Update Employment Law February 2022
The concept of employment in immigration law
Even professional tennis players need visas. Thanks to the Djokovic case, this fact should now be known to the entire world. But what activities are third-country nationals (not from the EU, EEA or Switzerland) actually allowed to carry out in Germany without a visa or with a simple Schengen visa? What does the term gainful employment mean?
In the following article we will showcase why these questions are so relevant in practice and explain what kind of case groups there are (not exhaustive).
The relevance of the question of gainful employment
Nationals of certain countries (e.g. USA, UK) generally do not need a visa, but only their passport in order to enter Germany. They are allowed to stay in the Schengen area for a maximum of 90 days within a six months period. However, if they want to work in Germany during this time, they need a visa for their stay.
The same applies to third-country nationals who hold a long-term residence document from another Schengen state that allows them to work there. They can also travel to Germany without a visa for a period of 90 days (within a 180-day period) as long as they are not employed here.
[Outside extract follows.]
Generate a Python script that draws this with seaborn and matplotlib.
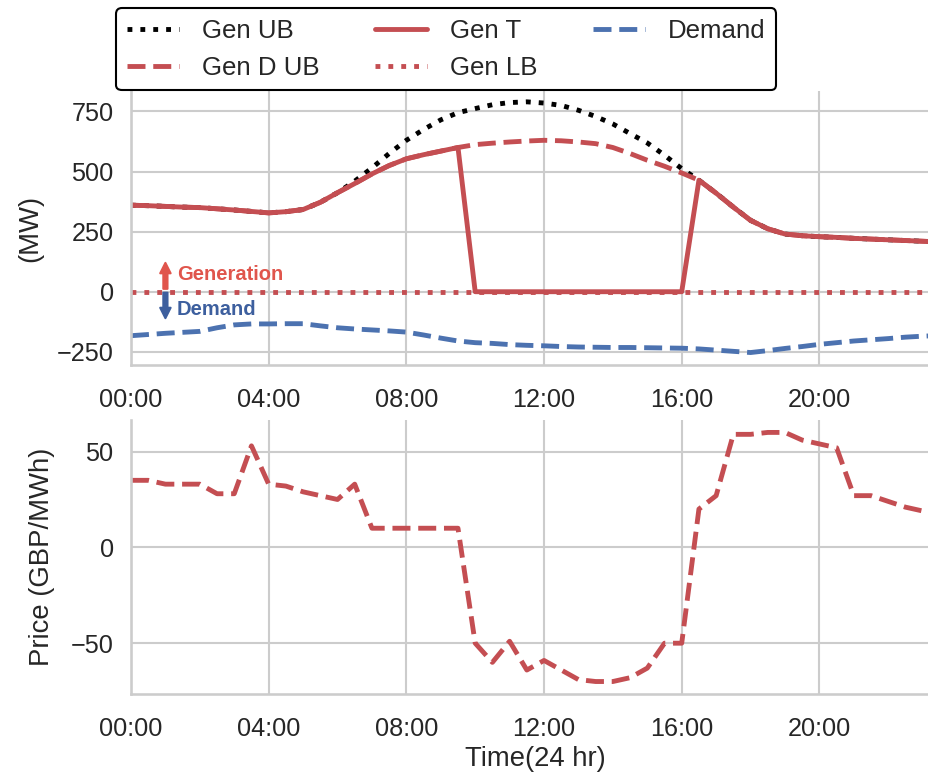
import numpy as np
import pandas as pd
import matplotlib
matplotlib.use("Agg")
import matplotlib.pyplot as plt
import matplotlib.dates as mdates
import seaborn as sns

# Half-hourly schedule for one day
times = pd.date_range("2020-01-01 00:00", periods=48, freq="30min")

gen_ub = [360, 358, 355, 352, 350, 345, 340, 334, 328, 333, 342, 372,
          412, 460, 515, 575, 630, 675, 715, 745, 762, 778, 787, 790,
          785, 775, 755, 729, 698, 658, 619, 568, 512, 464, 410, 352,
          297, 262, 240, 233, 229, 226, 222, 219, 216, 213, 210, 207]

gen_d_ub = [360, 358, 355, 352, 350, 345, 340, 334, 328, 333, 342, 372,
            412, 450, 490, 525, 553, 570, 585, 600, 612, 618, 623, 627,
            630, 628, 623, 616, 600, 575, 547, 522, 494, 464, 410, 352,
            297, 262, 240, 233, 229, 226, 222, 219, 216, 213, 210, 207]

gen_t = [360, 358, 355, 352, 350, 345, 340, 334, 328, 333, 342, 372,
         412, 450, 490, 525, 553, 570, 585, 600, 0, 0, 0, 0,
         0, 0, 0, 0, 0, 0, 0, 0, 0, 464, 410, 352,
         297, 262, 240, 233, 229, 226, 222, 219, 216, 213, 210, 207]

gen_lb = [0] * 48

demand = [-183, -178, -173, -169, -165, -150, -138, -134, -134, -133, -133, -142,
          -150, -155, -159, -163, -168, -180, -193, -205, -212, -215, -220, -223,
          -225, -228, -230, -231, -232, -232, -233, -234, -235, -238, -243, -248,
          -253, -245, -236, -228, -219, -212, -205, -200, -195, -189, -185, -182]

price = [35, 35, 33, 33, 33, 28, 28, 53, 33, 32, 29, 27,
         25, 33, 10, 10, 10, 10, 10, 10, -50, -60, -49, -64,
         -59, -64, -69, -70, -70, -68, -63, -50, -50, 20, 27, 59,
         59, 60, 60, 56, 54, 52, 27, 27, 24, 21, 19, 17]

RED = "#C44E52"
BLUE = "#4C72B0"
GEN_RED = "#E0554C"
DEM_BLUE = "#3D5F9E"

sns.set_theme(context="talk", style="whitegrid", font_scale=1.1)
plt.rcParams["font.family"] = ["Liberation Sans", "DejaVu Sans"]

fig = plt.figure(figsize=(9.29, 7.76), dpi=100)
ax1 = fig.add_axes([0.141, 0.5296, 0.8707, 0.3531])
ax2 = fig.add_axes([0.141, 0.1057, 0.8707, 0.3531])

lw = 3.5
sns.lineplot(x=times, y=gen_ub, ax=ax1, color="black", linestyle=":", lw=lw, label="Gen UB")
sns.lineplot(x=times, y=gen_d_ub, ax=ax1, color=RED, linestyle="--", lw=lw, label="Gen D UB")
sns.lineplot(x=times, y=gen_t, ax=ax1, color=RED, linestyle="-", lw=lw, label="Gen T")
sns.lineplot(x=times, y=gen_lb, ax=ax1, color=RED, linestyle=":", lw=lw, label="Gen LB")
sns.lineplot(x=times, y=demand, ax=ax1, color=BLUE, linestyle="--", lw=lw, label="Demand")

sns.lineplot(x=times, y=price, ax=ax2, color=RED, linestyle="--", lw=lw, legend=False)

# Direction markers for generation / demand
x_arrow = pd.Timestamp("2020-01-01 01:00")
x_text = pd.Timestamp("2020-01-01 01:20")
arrow_style = "simple,head_width=0.75,head_length=0.75,tail_width=0.3"
ax1.annotate("", xy=(x_arrow, 120), xytext=(x_arrow, 12),
             arrowprops=dict(arrowstyle=arrow_style, color=GEN_RED,
                             mutation_scale=10, shrinkA=0, shrinkB=0))
ax1.annotate("", xy=(x_arrow, -110), xytext=(x_arrow, -4),
             arrowprops=dict(arrowstyle=arrow_style, color=DEM_BLUE,
                             mutation_scale=10, shrinkA=0, shrinkB=0))
ax1.text(x_text, 72, "Generation", color=GEN_RED, fontsize=14.5, fontweight="bold",
         va="center", ha="left")
ax1.text(x_text, -76, "Demand", color=DEM_BLUE, fontsize=14.5, fontweight="bold",
         va="center", ha="left")

for ax in (ax1, ax2):
    ax.set_xlim(times[0], times[-1])
    ax.xaxis.set_major_locator(mdates.HourLocator(byhour=range(0, 24, 4)))
    ax.xaxis.set_major_formatter(mdates.DateFormatter("%H:%M"))
    ax.tick_params(axis="x", pad=7.5)
    sns.despine(ax=ax)

ax1.set_ylim(-305, 835)
ax1.set_yticks([-250, 0, 250, 500, 750])
ax1.set_ylabel("(MW)", labelpad=10)
ax1.set_xlabel("")

ax2.set_yticks([-50, 0, 50])
ax2.set_ylabel("Price (GBP/MWh)", labelpad=11)
ax2.set_xlabel("Time(24 hr)")

ax1.legend(ncol=3, loc="lower left", bbox_to_anchor=(116.5 / 929, 1 - 90 / 776),
           bbox_transform=fig.transFigure, borderaxespad=0, frameon=True,
           edgecolor="black", framealpha=1, fontsize=18.6,
           handletextpad=0.9, columnspacing=2.15)
leg = ax1.get_legend()
leg.get_frame().set_linewidth(1.5)

fig.savefig("out.png", dpi=100)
For other third-country nationals who do not fall in these two groups, it is easier to obtain a visa if the activities planned in Germany are not considered employment. The Federal Employment Agency does not have to be involved in the visa process.
It is therefore worth checking whether a visa is necessary, before applying for one.
What is "employment"?
The assessment of whether employment is given in Germany does not depend on where the salary is paid or where one is liable to pay social security or tax. The German legislator has defined groups of cases or occupations for which it is assumed that it is not a matter of gainful employment. They are therefore exempted by law.
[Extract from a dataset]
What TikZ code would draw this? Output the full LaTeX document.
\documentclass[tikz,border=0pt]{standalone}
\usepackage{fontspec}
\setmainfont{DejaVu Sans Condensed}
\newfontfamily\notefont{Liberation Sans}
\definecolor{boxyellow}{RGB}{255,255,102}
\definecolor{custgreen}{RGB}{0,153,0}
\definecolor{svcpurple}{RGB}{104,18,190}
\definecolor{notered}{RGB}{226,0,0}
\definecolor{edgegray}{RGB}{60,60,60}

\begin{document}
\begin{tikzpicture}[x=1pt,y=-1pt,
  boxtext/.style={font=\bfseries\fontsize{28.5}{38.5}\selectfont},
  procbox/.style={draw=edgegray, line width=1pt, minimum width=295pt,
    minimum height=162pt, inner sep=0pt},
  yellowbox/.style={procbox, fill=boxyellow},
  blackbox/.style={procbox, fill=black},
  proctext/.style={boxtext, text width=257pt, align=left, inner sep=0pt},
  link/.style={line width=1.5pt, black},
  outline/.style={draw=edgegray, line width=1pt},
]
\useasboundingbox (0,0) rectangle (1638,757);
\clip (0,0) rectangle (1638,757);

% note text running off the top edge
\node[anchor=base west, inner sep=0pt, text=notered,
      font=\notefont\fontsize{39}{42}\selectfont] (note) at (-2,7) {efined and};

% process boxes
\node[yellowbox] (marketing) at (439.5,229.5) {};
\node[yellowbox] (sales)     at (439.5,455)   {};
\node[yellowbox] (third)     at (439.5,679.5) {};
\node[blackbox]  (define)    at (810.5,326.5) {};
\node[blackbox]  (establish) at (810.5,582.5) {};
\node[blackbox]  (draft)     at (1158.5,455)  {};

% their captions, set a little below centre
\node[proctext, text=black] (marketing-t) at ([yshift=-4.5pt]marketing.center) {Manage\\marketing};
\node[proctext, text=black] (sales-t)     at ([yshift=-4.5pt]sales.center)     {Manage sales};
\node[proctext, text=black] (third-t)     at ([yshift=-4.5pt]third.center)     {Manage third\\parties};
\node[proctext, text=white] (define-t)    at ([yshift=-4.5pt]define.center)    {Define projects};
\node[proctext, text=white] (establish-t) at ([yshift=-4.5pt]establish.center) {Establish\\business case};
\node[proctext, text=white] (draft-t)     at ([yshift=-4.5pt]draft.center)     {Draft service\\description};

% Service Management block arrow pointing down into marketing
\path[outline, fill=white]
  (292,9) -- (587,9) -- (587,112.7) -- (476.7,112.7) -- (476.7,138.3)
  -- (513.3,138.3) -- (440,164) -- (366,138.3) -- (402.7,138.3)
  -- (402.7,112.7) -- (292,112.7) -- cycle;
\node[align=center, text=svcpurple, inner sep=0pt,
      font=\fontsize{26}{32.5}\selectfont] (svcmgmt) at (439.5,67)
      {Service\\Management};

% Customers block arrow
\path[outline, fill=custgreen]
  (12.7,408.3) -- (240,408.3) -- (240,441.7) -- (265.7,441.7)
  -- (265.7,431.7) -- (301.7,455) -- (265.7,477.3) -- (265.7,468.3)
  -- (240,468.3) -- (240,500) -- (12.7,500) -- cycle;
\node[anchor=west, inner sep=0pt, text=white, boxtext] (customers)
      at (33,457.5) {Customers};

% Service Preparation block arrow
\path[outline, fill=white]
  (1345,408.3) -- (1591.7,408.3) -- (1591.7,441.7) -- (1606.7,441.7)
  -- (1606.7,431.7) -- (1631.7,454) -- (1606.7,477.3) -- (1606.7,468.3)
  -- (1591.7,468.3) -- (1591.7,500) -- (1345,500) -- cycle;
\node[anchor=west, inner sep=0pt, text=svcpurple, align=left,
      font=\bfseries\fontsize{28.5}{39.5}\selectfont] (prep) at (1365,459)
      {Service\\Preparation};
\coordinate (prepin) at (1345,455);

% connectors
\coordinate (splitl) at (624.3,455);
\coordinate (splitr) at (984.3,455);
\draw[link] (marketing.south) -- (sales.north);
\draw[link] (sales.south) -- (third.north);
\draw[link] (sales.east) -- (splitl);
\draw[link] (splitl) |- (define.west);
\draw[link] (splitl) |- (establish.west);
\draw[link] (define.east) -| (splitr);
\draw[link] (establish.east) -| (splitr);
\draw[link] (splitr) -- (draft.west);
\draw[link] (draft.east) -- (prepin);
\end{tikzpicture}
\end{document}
Special regulations exist, for example, for international sporting events. Participating athletes and officials can take part in an international sporting event as long as the participation does not exceed the duration of 90 days within a twelve-month period. This period should be sufficient to play a Grand Slam tournament. Of course, this exception does not apply to every sporting event that describes itself as "international" or in which people from different countries (can) participate. Rather, there must be a guarantee of implementation by the federal government. It can be assumed that the federal government would give such a guarantee for a Grand Slam tournament. This case is also likely to be relevant, for example, for the 2024 European Championships in Germany. Non-EU foreigners, such as perhaps British nationals, will also participate.
The activities of members of the executive bodies of a legal entity who are entitled to legal representation (e.g. managing directors of a GmbH, limited liability company) and the activities of executive employees are probably more relevant for daily practice. As long as these activities are only carried out for up to 90 days within a period of 180 days, they do not constitute "employment" in the sense of immigration law. The term "executive employee" is based on the definition stipulated in section 5 (3) of the Works Constitution Act. Uncertainties may arise here, as the wording of such definition leaves room for interpretation (e.g. section 5 (3) no. 2 BetrVG: "who [...] has procuration and the procuration is also not insignificant in relation to the employer [...]").
Participation in meetings and/or negotiations by business travellers in Germany is also not considered employment. The preparation of contract offers, the conclusion of contracts and the supervision of the implementation of a contract also fall under this exception. The activities just mentioned must not constitute the provision of services (e.g. providing consultancy services within the meeting itself). It must not go beyond exploring closing opportunities and negotiating contracts. The limitation to 90 days within a 180-day period also applies here.
Risk of misjudgement
It is the responsibility of the foreigner as well as the "employer" in Germany to check and risk a misjudgement as to whether it is employment in the sense of immigration law, and thus subject to a visa requirement, or not.
If the foreigner carries out an activity without an appropriate visa, which is not covered by an exception, this constitutes illegal employment and is punishable by a fine and it is also a criminal offence if committed intentionally.
Irrespective of the above, carrying out an activity without an appropriate visa can have further very specific negative consequences for the future of the concerned foreigner. Problems may arise with future visa applications for the Schengen area.
The risk of a misjudgement primarily affects the privileged nationals of the best-friends nations (USA, UK, etc.) as well as workers with a residence title from another EU country, as they do not have to go through a visa procedure. In the case of other third-country nationals, the German diplomatic mission or consular post carries out an incidence check on the question of gainful employment, as the exact purpose of the journey must always be stated in a visa application for a Schengen visa. The diplomatic mission or consular post thus implicitly determines whether a privileged status exists or not.